Why Resting Time Matters More Than You Think
After the soup is finished, resist the urge to serve it immediately. Letting it rest for five to ten minutes lets the noodles finish cooking and the flavors fully integrate. I once served a soup straight off the stove and the noodles were still a bit firm; after the rest, they became perfectly tender, and the broth felt more cohesive.
The Seasoning Secret Pros Won’t Tell You
Professional chefs often finish soups with a splash of acid—think lemon juice, a splash of white wine, or a dash of vinegar. This brightens the whole dish and balances the richness of the cream. I like to add a teaspoon of white wine vinegar just before serving; it adds a subtle tang that makes the soup sing.
Noodle Timing Mastery
If you’re planning to store leftovers, undercook the noodles by a minute.
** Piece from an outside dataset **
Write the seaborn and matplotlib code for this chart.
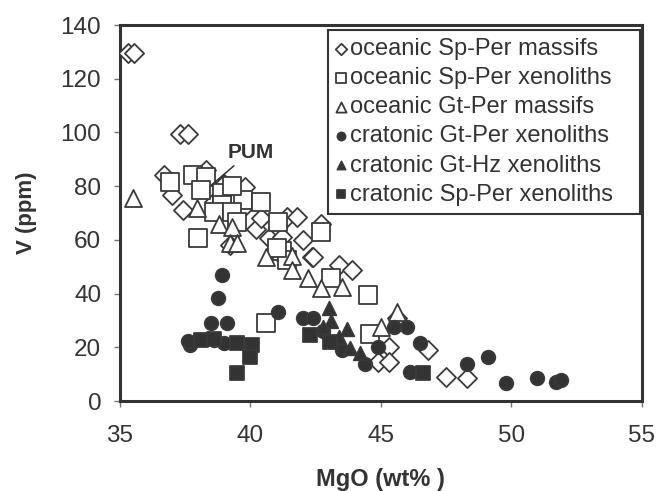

This prevents them from becoming mushy when reheated. When you reheat, the noodles will finish cooking in the broth, giving you the perfect texture every time.
Butter vs. Oil: The Fat Choice
Using butter for the roux adds a nutty depth that oil can’t match, but if you’re watching saturated fat, substitute half the butter with a high‑smoke‑point oil like grapeseed. The result is still rich, but a bit lighter on the palate. I experimented with this during a summer potluck and the soup was a hit—light yet comforting.
🌈 Delicious Variations to Try
One of my favorite things about this recipe is how versatile it is. Here are some twists I've tried and loved:
Spicy Sriracha Kick
Stir in 1‑2 teaspoons of sriracha sauce after adding the cream for a gentle heat that awakens the palate. The heat pairs beautifully with the richness, and a drizzle of extra cream on top balances the spice.
Mushroom Medley
Add 1 cup of sliced cremini or shiitake mushrooms when you sauté the aromatics. The earthy mushrooms deepen the umami profile, making the soup feel heartier—perfect for a chilly evening.
Lemon‑Herb Bright
Replace the parsley with a mixture of fresh dill and basil, and add the zest of one lemon along with the final squeeze of juice. This variation is especially refreshing in spring, offering a bright, citrusy lift.
Coconut‑Cream Fusion
Swap half of the heavy cream for full‑fat coconut milk for a subtle tropical twist. The coconut adds a gentle sweetness that pairs surprisingly well with chicken and thyme.
Cheesy Comfort
Stir in ½ cup of grated Parmesan or Gruyère just before serving. The cheese melts into the broth, adding a savory depth that makes the soup feel indulgent.
Vegetarian Swap
Replace the chicken with roasted cauliflower florets and use vegetable broth instead of chicken stock. The cauliflower absorbs the creamy broth, creating a satisfying, plant‑based alternative.
📦 Storage & Reheating Tips
Refrigerator Storage
Allow the soup to cool to room temperature, then transfer it to an airtight container. It will keep fresh for up to 4 days in the fridge. When you’re ready to eat, reheat gently over low heat, adding a splash of broth or milk if the soup looks too thick.
Freezing Instructions
For longer storage, portion the soup into freezer‑safe bags or containers, leaving a little headspace for expansion. It freezes well for up to 3 months. To thaw, move it to the fridge overnight, then reheat on the stove, stirring in a bit more cream to restore its silky texture.
Reheating Methods
The trick to reheating without drying it out? A splash of water, broth, or milk added as you warm the soup on the stovetop. Stir continuously and bring it just to a gentle simmer—avoid a rolling boil, which can cause the cream to separate. If you’re in a hurry, a microwave works fine; heat in 30‑second intervals, stirring in between, and finish with a drizzle of fresh cream.